**OBJECTIVE**.
Of the lines below, how many hold the string "this"? Give only the number.

**DATA FOR PROCESSING**.
┌──

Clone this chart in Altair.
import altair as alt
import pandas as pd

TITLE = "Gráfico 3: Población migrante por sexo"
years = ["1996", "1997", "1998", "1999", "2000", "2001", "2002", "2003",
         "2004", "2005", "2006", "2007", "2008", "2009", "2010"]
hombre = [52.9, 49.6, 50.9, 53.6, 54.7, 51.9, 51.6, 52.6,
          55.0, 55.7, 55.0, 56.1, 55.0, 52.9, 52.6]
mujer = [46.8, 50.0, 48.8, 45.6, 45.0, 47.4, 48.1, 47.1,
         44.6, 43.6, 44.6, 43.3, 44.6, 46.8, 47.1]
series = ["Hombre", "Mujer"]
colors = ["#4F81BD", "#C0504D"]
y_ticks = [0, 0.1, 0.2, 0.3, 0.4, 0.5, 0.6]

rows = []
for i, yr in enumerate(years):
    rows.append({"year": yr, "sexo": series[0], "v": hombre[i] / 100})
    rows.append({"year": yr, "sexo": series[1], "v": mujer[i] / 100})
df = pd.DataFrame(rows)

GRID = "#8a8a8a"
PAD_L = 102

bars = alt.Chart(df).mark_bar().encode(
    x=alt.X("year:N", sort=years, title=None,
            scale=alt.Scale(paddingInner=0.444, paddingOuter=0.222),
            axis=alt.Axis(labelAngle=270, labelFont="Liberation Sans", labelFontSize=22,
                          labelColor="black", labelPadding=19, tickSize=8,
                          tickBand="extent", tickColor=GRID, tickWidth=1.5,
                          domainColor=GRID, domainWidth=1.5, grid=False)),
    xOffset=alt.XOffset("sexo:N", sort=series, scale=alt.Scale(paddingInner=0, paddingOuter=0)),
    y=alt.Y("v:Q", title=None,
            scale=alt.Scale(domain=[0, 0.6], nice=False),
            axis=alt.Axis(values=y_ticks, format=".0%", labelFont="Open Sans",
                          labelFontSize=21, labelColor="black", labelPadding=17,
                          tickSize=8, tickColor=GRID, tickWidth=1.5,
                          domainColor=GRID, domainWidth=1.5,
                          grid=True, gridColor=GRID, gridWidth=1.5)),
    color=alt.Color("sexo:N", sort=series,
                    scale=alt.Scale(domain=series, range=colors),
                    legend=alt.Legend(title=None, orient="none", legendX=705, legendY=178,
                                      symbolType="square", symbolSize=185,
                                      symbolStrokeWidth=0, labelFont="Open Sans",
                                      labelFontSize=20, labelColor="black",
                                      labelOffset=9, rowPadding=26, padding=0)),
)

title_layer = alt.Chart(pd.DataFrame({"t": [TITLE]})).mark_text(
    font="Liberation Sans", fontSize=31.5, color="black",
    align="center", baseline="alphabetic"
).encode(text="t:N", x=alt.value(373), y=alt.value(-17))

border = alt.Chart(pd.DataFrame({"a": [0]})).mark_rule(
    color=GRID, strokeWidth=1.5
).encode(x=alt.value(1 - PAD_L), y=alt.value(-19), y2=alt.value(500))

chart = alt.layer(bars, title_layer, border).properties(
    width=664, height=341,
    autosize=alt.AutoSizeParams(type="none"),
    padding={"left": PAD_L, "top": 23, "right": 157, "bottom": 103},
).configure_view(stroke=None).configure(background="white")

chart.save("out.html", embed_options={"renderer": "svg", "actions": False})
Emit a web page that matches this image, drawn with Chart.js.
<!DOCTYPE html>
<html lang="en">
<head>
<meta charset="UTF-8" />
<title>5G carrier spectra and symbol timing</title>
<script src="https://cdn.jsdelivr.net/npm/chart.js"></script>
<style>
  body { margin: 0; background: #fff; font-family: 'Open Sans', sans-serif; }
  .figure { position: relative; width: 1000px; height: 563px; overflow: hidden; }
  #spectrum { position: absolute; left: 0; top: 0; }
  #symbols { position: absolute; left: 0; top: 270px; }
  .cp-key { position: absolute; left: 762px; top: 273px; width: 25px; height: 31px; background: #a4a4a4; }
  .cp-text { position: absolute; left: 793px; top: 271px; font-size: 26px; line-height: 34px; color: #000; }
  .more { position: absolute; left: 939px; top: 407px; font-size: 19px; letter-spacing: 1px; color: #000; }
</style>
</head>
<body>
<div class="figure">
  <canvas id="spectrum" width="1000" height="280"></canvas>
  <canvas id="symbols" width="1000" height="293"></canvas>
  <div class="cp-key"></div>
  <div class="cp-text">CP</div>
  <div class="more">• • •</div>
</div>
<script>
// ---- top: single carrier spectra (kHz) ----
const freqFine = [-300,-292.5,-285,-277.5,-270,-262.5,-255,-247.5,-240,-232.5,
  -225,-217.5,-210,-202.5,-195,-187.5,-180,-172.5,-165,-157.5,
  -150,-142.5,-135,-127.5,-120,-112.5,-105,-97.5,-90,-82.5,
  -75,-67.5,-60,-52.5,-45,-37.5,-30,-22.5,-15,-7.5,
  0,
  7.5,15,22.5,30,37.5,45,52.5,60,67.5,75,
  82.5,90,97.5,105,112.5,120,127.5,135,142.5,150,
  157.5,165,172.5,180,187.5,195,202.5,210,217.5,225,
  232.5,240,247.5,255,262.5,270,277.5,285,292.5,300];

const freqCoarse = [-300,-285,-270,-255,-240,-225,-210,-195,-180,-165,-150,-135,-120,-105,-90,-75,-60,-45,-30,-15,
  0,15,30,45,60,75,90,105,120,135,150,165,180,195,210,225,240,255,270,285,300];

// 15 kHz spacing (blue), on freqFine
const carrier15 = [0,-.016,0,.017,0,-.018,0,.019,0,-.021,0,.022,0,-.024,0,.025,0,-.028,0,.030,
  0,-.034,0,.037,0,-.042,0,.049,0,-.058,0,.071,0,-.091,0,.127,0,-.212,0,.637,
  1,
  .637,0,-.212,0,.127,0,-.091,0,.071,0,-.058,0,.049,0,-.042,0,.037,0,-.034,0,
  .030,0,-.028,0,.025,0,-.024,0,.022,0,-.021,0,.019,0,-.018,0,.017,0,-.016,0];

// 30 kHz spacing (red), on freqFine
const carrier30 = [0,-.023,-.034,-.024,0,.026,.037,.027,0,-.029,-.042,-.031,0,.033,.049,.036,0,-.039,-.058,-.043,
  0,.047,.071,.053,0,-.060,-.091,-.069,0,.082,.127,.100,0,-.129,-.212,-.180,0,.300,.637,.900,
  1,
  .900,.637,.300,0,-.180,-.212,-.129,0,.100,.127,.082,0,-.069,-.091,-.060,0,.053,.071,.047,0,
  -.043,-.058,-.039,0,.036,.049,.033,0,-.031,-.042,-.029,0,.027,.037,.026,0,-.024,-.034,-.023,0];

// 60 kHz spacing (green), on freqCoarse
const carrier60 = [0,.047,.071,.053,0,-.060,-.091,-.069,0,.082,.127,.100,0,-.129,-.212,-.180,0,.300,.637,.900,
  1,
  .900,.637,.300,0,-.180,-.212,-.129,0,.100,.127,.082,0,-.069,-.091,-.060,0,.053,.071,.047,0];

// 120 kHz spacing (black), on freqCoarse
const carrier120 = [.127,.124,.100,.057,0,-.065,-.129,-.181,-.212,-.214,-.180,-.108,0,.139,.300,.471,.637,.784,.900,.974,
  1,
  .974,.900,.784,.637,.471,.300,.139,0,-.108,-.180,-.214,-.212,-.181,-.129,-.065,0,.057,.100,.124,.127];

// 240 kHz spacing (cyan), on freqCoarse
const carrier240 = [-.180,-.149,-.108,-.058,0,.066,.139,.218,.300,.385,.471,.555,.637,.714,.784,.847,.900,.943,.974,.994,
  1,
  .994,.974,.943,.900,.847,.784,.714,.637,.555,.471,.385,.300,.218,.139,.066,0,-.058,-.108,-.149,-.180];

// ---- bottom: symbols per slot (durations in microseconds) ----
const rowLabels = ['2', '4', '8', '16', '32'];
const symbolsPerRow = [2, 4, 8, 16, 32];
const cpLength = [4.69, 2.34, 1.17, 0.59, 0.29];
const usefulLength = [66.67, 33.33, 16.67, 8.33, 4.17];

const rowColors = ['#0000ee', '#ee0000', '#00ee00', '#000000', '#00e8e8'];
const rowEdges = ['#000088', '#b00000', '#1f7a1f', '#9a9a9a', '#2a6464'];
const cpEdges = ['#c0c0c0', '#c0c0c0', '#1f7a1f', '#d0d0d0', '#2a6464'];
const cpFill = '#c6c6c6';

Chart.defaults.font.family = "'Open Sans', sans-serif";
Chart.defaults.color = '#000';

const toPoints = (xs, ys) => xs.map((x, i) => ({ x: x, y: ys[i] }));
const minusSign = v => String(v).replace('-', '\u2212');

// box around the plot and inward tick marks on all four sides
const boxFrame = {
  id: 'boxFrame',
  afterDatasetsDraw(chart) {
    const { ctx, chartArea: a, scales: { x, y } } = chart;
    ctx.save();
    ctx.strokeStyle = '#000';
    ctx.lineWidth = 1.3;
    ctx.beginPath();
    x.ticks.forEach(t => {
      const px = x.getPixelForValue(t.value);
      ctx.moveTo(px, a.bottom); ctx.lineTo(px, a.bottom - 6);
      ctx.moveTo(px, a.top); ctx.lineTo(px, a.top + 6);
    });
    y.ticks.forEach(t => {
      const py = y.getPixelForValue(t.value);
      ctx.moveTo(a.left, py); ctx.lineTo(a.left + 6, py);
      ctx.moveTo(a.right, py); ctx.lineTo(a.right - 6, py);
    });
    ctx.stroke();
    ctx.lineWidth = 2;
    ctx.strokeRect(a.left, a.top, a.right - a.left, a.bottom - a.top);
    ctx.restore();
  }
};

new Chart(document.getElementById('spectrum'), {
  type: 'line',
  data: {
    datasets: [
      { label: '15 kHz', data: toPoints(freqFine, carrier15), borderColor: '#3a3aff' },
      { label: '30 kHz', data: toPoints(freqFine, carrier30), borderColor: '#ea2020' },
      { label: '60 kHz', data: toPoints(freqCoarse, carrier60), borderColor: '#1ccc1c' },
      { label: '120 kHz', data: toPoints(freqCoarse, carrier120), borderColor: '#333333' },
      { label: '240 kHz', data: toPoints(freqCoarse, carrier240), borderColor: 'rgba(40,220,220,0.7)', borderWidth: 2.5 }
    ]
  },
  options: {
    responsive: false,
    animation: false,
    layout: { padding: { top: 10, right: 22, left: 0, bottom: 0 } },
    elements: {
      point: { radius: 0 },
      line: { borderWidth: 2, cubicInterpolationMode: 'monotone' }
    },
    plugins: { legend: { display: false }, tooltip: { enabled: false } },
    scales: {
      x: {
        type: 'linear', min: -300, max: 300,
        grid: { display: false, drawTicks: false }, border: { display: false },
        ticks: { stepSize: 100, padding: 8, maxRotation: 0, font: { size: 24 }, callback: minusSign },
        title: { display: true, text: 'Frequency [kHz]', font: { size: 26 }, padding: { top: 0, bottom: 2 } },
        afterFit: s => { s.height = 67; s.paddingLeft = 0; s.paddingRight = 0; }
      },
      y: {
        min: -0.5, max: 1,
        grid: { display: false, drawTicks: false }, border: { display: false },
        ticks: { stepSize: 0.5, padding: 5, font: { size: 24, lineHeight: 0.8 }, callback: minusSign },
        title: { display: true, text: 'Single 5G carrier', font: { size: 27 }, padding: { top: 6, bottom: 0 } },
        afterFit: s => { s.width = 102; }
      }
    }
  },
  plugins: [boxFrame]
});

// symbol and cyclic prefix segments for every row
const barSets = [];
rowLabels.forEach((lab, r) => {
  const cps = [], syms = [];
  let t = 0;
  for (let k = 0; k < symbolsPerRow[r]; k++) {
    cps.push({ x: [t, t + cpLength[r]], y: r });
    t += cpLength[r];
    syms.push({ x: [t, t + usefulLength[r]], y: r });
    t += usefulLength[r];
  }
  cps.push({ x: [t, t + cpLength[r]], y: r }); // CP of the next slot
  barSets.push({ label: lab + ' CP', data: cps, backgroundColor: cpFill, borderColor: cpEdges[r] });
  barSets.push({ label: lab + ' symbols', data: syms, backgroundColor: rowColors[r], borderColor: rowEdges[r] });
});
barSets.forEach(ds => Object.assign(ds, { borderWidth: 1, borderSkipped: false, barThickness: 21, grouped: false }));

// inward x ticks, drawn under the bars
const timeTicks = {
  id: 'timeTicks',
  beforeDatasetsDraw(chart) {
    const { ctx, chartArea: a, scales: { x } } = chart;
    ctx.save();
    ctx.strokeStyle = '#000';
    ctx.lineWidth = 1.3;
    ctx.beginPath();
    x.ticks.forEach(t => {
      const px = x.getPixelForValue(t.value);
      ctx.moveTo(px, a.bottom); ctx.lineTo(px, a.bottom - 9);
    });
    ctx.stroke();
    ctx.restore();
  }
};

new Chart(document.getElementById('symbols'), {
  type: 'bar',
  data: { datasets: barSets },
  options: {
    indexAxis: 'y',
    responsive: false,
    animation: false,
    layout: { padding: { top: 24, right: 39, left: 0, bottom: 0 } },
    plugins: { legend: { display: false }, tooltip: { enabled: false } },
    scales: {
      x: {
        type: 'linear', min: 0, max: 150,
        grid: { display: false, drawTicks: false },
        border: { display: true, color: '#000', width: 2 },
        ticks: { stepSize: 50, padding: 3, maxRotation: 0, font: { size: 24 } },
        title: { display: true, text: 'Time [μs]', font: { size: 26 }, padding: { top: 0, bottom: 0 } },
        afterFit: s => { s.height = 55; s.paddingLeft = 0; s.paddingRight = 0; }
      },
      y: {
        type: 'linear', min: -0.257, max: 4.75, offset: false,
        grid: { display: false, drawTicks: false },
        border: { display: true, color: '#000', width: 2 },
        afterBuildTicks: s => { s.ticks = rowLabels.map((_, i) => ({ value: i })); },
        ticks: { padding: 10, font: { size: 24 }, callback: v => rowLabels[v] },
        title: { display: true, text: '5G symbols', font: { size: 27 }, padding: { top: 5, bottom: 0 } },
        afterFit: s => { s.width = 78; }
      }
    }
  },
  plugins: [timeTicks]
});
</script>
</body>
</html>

└──
┌──

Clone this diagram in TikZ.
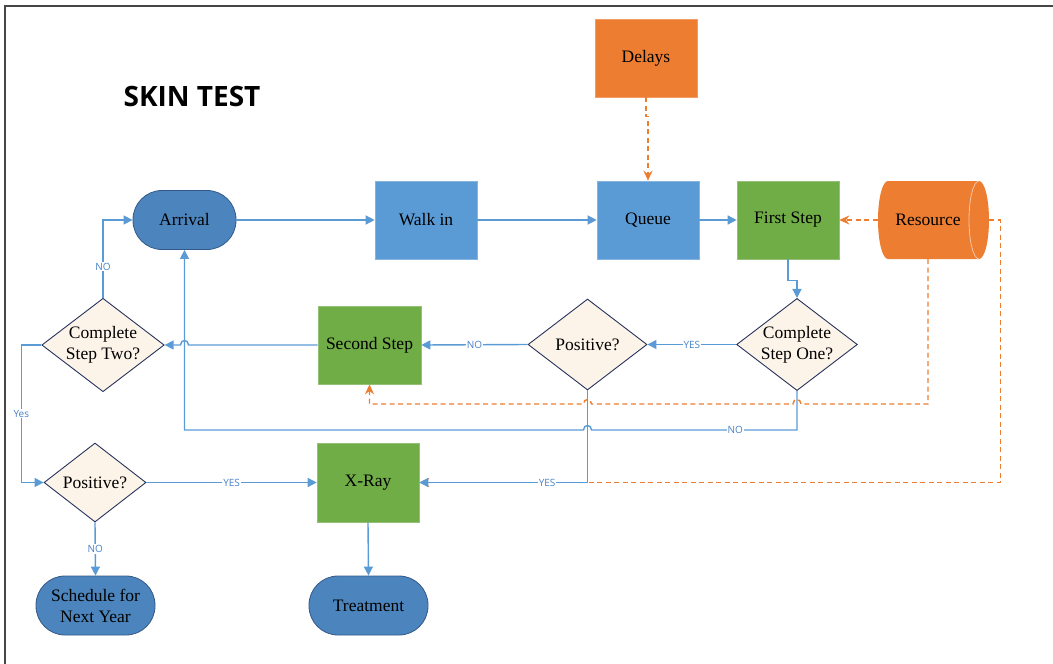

└──

**TASK OUTPUT**.
3